What the exercise asks
Copy out each line exactly; pictures stay out of the copy.

Given information
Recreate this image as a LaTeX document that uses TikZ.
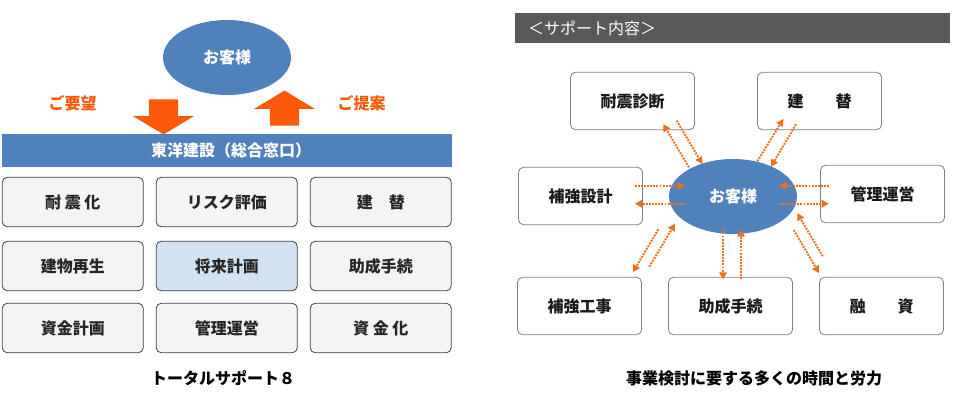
\documentclass[tikz,border=0pt]{standalone}
\usepackage{fontspec}
\setmainfont{Noto Sans CJK JP}
\usetikzlibrary{arrows.meta,positioning,shapes.geometric,shapes.arrows}
\definecolor{bluefill}{HTML}{4F81BD}
\definecolor{orangeblock}{HTML}{FC5A0A}
\definecolor{orangedot}{HTML}{E9711F}
\definecolor{greyfill}{HTML}{F4F4F4}
\definecolor{lightblue}{HTML}{D3E2F3}
\tikzset{
 label16/.style={font=\fontsize{16}{18}\selectfont\bfseries},
 guest/.style={ellipse,fill=bluefill,text=white,label16,minimum width=128pt,minimum height=75pt,inner sep=0pt},
 gridbox/.style={draw=black!75,fill=greyfill,rounded corners=5pt,line width=0.8pt,label16,text=black!85,minimum width=141pt,minimum height=49.5pt,inner sep=0pt},
 menubox/.style={draw=black!50,fill=white,rounded corners=5pt,line width=0.8pt,label16,text=black!90,minimum width=124pt,minimum height=57.4pt,inner sep=0pt},
 blockarrow/.style={single arrow,fill=orangeblock,minimum height=35pt,single arrow head extend=15.75pt,single arrow tip angle=118,inner xsep=0pt,inner ysep=14.5pt,outer sep=0pt},
 dotarrow/.style={draw=orangedot,line width=2pt,dash pattern=on 1.9pt off 1.2pt,-{Triangle[length=7pt,width=8pt,fill=orangedot,line width=0pt,sep=0pt]}}
}
\begin{document}
\begin{tikzpicture}[x=1pt,y=-1pt,on grid,node distance=64pt and 154pt]
 \useasboundingbox (0,0) rectangle (960,400);
 % left half
 \node[guest] (guest_l) at (227,57.5) {お客様};
 \node[blockarrow,rotate=-90] (request) at (163.5,112.5) {};
 \node[blockarrow,rotate=90] (proposal) at (284.5,112.5) {};
 \node[label16,text=orangeblock] (request_t) at (72.5,103) {ご要望};
 \node[label16,text=orangeblock] (proposal_t) at (361.5,103) {ご提案};
 \node[fill=bluefill,text=white,label16,minimum width=450pt,minimum height=33pt,inner sep=0pt] (window) at (227,150.5) {\hspace*{8pt}東洋建設（総合窓口）};
 \node[gridbox] (g_1) at (72.75,202) {耐 震 化};
 \node[gridbox] (g_2)[right=of g_1] {リスク評価};
 \node[gridbox] (g_3)[right=of g_2] {建　替};
 \node[gridbox] (g_4)[below=of g_1] {建物再生};
 \node[gridbox,fill=lightblue] (g_5)[right=of g_4] {将来計画};
 \node[gridbox] (g_6)[right=of g_5] {助成手続};
 \node[gridbox] (g_7)[below=62pt of g_4] {資金計画};
 \node[gridbox] (g_8)[right=of g_7] {管理運営};
 \node[gridbox] (g_9)[right=of g_8] {資 金 化};
 \node[label16] (caption_l) at (223,378) {トータルサポート８};
 % right half
 \node[fill=black!65,text=white,font=\fontsize{16}{18}\selectfont,minimum width=435pt,minimum height=30pt,inner sep=0pt,text width=409pt,align=left] (header) at (732.5,28) {＜サポート内容＞};
 \node[guest] (guest_r) at (733,196.5) {お客様};
 \node[menubox] (m_1) at (632.5,101) {耐震診断};
 \node[menubox] (m_2) at (819.5,101) {建　　替};
 \node[menubox] (m_3) at (580.5,196) {補強設計};
 \node[menubox] (m_4) at (882.5,194) {管理運営};
 \node[menubox] (m_5) at (579.5,306) {補強工事};
 \node[menubox] (m_6) at (730.5,306) {助成手続};
 \node[menubox] (m_7) at (881.5,306) {融　　資};
 \node[label16] (caption_r) at (754,378) {事業検討に要する多くの時間と労力};
 \foreach \n/\xa/\ya/\xb/\yb in {
   a/689/167.3/663.3/124.3, b/676.7/120.7/702.3/164,
   c/757.3/161.3/783.3/119, d/796/124.3/771/166.7,
   e/634.7/185.7/684.7/185.7, f/685/203.7/635/203.7,
   g/829/185.7/779.3/185.7, h/778.7/203.7/828.7/203.7,
   i/658.3/229.3/633/272, j/649.3/266.7/675/223.7,
   k/723/229.3/723/279.3, l/741/279.3/741/229.7,
   m/822.7/256.3/797.3/213.3, n/793.7/230/819/273} {
   \coordinate (\n_s) at (\xa,\ya);
   \coordinate (\n_e) at (\xb,\yb);
   \draw[dotarrow] (\n_s) -- (\n_e);
 }
\end{tikzpicture}
\end{document}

Solution to the problem
Recreate this image as a LaTeX document that uses TikZ.
\documentclass[tikz,border=0pt]{standalone}
\usepackage{fontspec}
\setmainfont{Noto Sans CJK JP}
\usetikzlibrary{arrows.meta,positioning,shapes.geometric,shapes.arrows}
\definecolor{bluefill}{HTML}{4F81BD}
\definecolor{orangeblock}{HTML}{FC5A0A}
\definecolor{orangedot}{HTML}{E9711F}
\definecolor{greyfill}{HTML}{F4F4F4}
\definecolor{lightblue}{HTML}{D3E2F3}
\tikzset{
 label16/.style={font=\fontsize{16}{18}\selectfont\bfseries},
 guest/.style={ellipse,fill=bluefill,text=white,label16,minimum width=128pt,minimum height=75pt,inner sep=0pt},
 gridbox/.style={draw=black!75,fill=greyfill,rounded corners=5pt,line width=0.8pt,label16,text=black!85,minimum width=141pt,minimum height=49.5pt,inner sep=0pt},
 menubox/.style={draw=black!50,fill=white,rounded corners=5pt,line width=0.8pt,label16,text=black!90,minimum width=124pt,minimum height=57.4pt,inner sep=0pt},
 blockarrow/.style={single arrow,fill=orangeblock,minimum height=35pt,single arrow head extend=15.75pt,single arrow tip angle=118,inner xsep=0pt,inner ysep=14.5pt,outer sep=0pt},
 dotarrow/.style={draw=orangedot,line width=2pt,dash pattern=on 1.9pt off 1.2pt,-{Triangle[length=7pt,width=8pt,fill=orangedot,line width=0pt,sep=0pt]}}
}
\begin{document}
\begin{tikzpicture}[x=1pt,y=-1pt,on grid,node distance=64pt and 154pt]
 \useasboundingbox (0,0) rectangle (960,400);
 % left half
 \node[guest] (guest_l) at (227,57.5) {お客様};
 \node[blockarrow,rotate=-90] (request) at (163.5,112.5) {};
 \node[blockarrow,rotate=90] (proposal) at (284.5,112.5) {};
 \node[label16,text=orangeblock] (request_t) at (72.5,103) {ご要望};
 \node[label16,text=orangeblock] (proposal_t) at (361.5,103) {ご提案};
 \node[fill=bluefill,text=white,label16,minimum width=450pt,minimum height=33pt,inner sep=0pt] (window) at (227,150.5) {\hspace*{8pt}東洋建設（総合窓口）};
 \node[gridbox] (g_1) at (72.75,202) {耐 震 化};
 \node[gridbox] (g_2)[right=of g_1] {リスク評価};
 \node[gridbox] (g_3)[right=of g_2] {建　替};
 \node[gridbox] (g_4)[below=of g_1] {建物再生};
 \node[gridbox,fill=lightblue] (g_5)[right=of g_4] {将来計画};
 \node[gridbox] (g_6)[right=of g_5] {助成手続};
 \node[gridbox] (g_7)[below=62pt of g_4] {資金計画};
 \node[gridbox] (g_8)[right=of g_7] {管理運営};
 \node[gridbox] (g_9)[right=of g_8] {資 金 化};
 \node[label16] (caption_l) at (223,378) {トータルサポート８};
 % right half
 \node[fill=black!65,text=white,font=\fontsize{16}{18}\selectfont,minimum width=435pt,minimum height=30pt,inner sep=0pt,text width=409pt,align=left] (header) at (732.5,28) {＜サポート内容＞};
 \node[guest] (guest_r) at (733,196.5) {お客様};
 \node[menubox] (m_1) at (632.5,101) {耐震診断};
 \node[menubox] (m_2) at (819.5,101) {建　　替};
 \node[menubox] (m_3) at (580.5,196) {補強設計};
 \node[menubox] (m_4) at (882.5,194) {管理運営};
 \node[menubox] (m_5) at (579.5,306) {補強工事};
 \node[menubox] (m_6) at (730.5,306) {助成手続};
 \node[menubox] (m_7) at (881.5,306) {融　　資};
 \node[label16] (caption_r) at (754,378) {事業検討に要する多くの時間と労力};
 \foreach \n/\xa/\ya/\xb/\yb in {
   a/689/167.3/663.3/124.3, b/676.7/120.7/702.3/164,
   c/757.3/161.3/783.3/119, d/796/124.3/771/166.7,
   e/634.7/185.7/684.7/185.7, f/685/203.7/635/203.7,
   g/829/185.7/779.3/185.7, h/778.7/203.7/828.7/203.7,
   i/658.3/229.3/633/272, j/649.3/266.7/675/223.7,
   k/723/229.3/723/279.3, l/741/279.3/741/229.7,
   m/822.7/256.3/797.3/213.3, n/793.7/230/819/273} {
   \coordinate (\n_s) at (\xa,\ya);
   \coordinate (\n_e) at (\xb,\yb);
   \draw[dotarrow] (\n_s) -- (\n_e);
 }
\end{tikzpicture}
\end{document}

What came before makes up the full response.